Besides doing the bare minimum to meet the state mandate, Harrell’s comp plan proposal also draws density away from traditionally single-family zones by regurgitating and re-branding the failed “urban village” zoning policy that helped create our housing shortage in the first place. Like that exclusionary strategy, Harrell’s plan cordons most new housing into existing commercial districts and along arterials. OPCD estimates that 71 percent of the 100,000 predicted new units) will go where they’ve always gone: Into the city’s densest areas, including “regional centers” (formerly: “urban centers”) and “urban centers” (formerly urban villages.)

The benefit of spreading density citywide, by the way, isn’t merely a matter of creating new opportunities for housing and giving lower-income residents access to more Seattle neighborhoods. It’s also a city planning best practice: Increased density is a prerequisite for an expanded, tentacular, and efficient transit system.

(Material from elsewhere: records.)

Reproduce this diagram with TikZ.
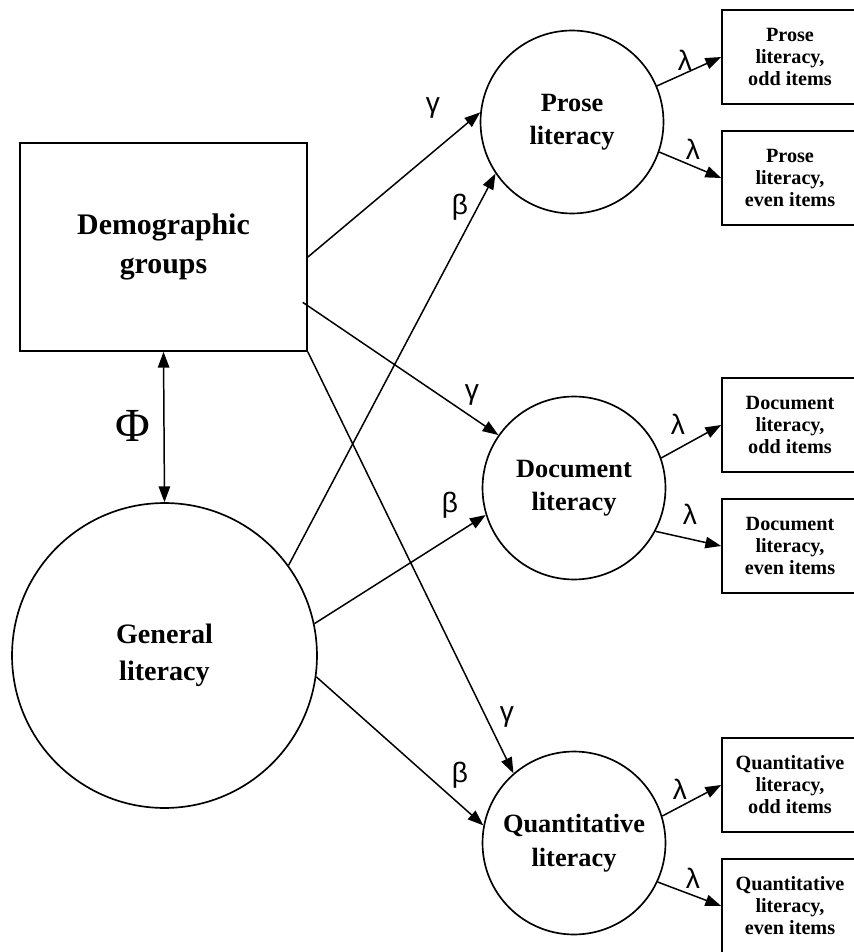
\documentclass[tikz,border=0pt]{standalone}
\usepackage{fontspec}
\setmainfont{Liberation Serif}
\newfontfamily\greekfont{Liberation Sans}
\usetikzlibrary{arrows.meta,calc}

\begin{document}
\begin{tikzpicture}[x=0.02cm, y=-0.02cm,
	latent/.style={circle, draw, line width=0.95pt, align=center, inner sep=0pt,
		minimum size=3.66cm, font=\bfseries\fontsize{15}{19}\selectfont},
	observed/.style={rectangle, draw, line width=0.95pt, align=center, inner sep=0pt,
		minimum width=2.72cm, minimum height=1.88cm, font=\bfseries\fontsize{11.5}{12.5}\selectfont},
	link/.style={line width=0.85pt, -{Triangle[length=9pt,width=6.5pt]}},
	coef/.style={inner sep=0pt, font=\greekfont\fontsize{16}{16}\selectfont}
	]
	\clip (0,0) rectangle (854,952);

	% exogenous part
	\node[rectangle, draw, line width=0.95pt, align=center, minimum width=5.74cm, minimum height=4.16cm,
		font=\bfseries\fontsize{17}{22}\selectfont] (demo) at (163.5,247) {Demographic\\groups};
	\node[latent, minimum size=6.1cm, font=\bfseries\fontsize{16}{21}\selectfont] (general) at (164.5,655.5) {General\\literacy};
	\draw[line width=0.85pt, {Triangle[length=9pt,width=6.5pt]}-{Triangle[length=9pt,width=6.5pt]}] (demo.south) -- (general.north);
	\node[font=\fontsize{27}{27}\selectfont] (phi) at (133,426) {Φ};

	% latent literacy scales
	\node[latent] (prose) at (572,122) {Prose\\literacy};
	\node[latent] (doc) at (574,488) {Document\\literacy};
	\node[latent] (quant) at (574,843) {Quantitative\\literacy};

	% indicators
	\node[observed] (proseodd) at (790,57) {Prose\\literacy,\\odd items};
	\node[observed] (proseeven) at (790,178) {Prose\\literacy,\\even items};
	\node[observed] (docodd) at (790,425) {Document\\literacy,\\odd items};
	\node[observed] (doceven) at (790,546) {Document\\literacy,\\even items};
	\node[observed] (quantodd) at (790,785) {Quantitative\\literacy,\\odd items};
	\node[observed] (quanteven) at (790,906) {Quantitative\\literacy,\\even items};

	% gamma paths
	\draw[link] (demo.-4) -- (prose.174);
	\draw[link] ($(demo.-21)+(-5,0)$) -- (doc.145);
	\draw[link] (demo.south east) -- (quant.131);
	\node[coef] at (433,108) {γ};
	\node[coef] at (472,395) {γ};
	\node[coef] at (507,717) {γ};

	% beta paths
	\draw[link] (general.36) -- (prose.214);
	\draw[link] (general.12) -- (doc.197);
	\draw[link] (general.-8) -- (quant.169);
	\node[coef] at (460,207) {β};
	\node[coef] at (450,505) {β};
	\node[coef] at (460,775) {β};

	% lambda paths
	\draw[link] (prose.23) -- (proseodd.west);
	\draw[link] (prose.-19) -- (proseeven.west);
	\draw[link] (doc.19) -- (docodd.west);
	\draw[link] (doc.-28) -- (doceven.west);
	\draw[link] (quant.17) -- (quantodd.west);
	\draw[link] (quant.-25) -- (quanteven.west);
	\node[coef] at (685,60) {λ};
	\node[coef] at (693,149) {λ};
	\node[coef] at (678,424) {λ};
	\node[coef] at (690,514) {λ};
	\node[coef] at (680,789) {λ};
	\node[coef] at (693,878) {λ};
\end{tikzpicture}
\end{document}
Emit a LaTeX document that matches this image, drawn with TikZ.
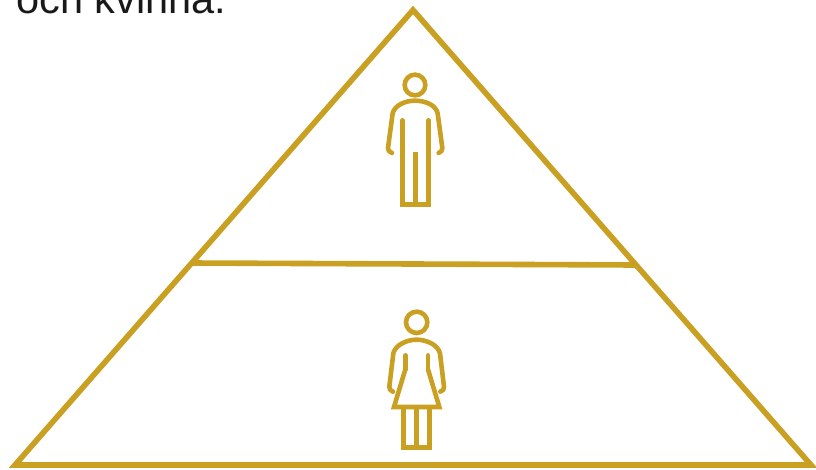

Unsurprisingly, Harrell’s plan falls short when it comes to transit-oriented development, a basic housing tenet that promotes sustainability by up-zoning areas around transit hubs to tie housing, employment, and retail to public transit. Yes, the draft proposal incorporates the long-planned light rail upzone around the future 130th St. station in north Seattle. But a new designation in the plan, “Neighborhood Centers,” is less dense than proposed statewide standards around heavily used bus stops, offering moderate (3- to 6-story) upzones within 800 feet, as opposed to the quarter-mile standard Rep. Julia Reed (D-36, Seattle) proposed in her own transit-oriented development bill this year.

Harrell’s provincial vision amounts to a historic missed opportunity. While we need to build six-plexes and apartment buildings citywide to accommodate our transition into a bona fide big city, Seattle is poised to perpetuate the housing crisis that has metastasized during the last 30 years under our existing, exclusionary zoning rules.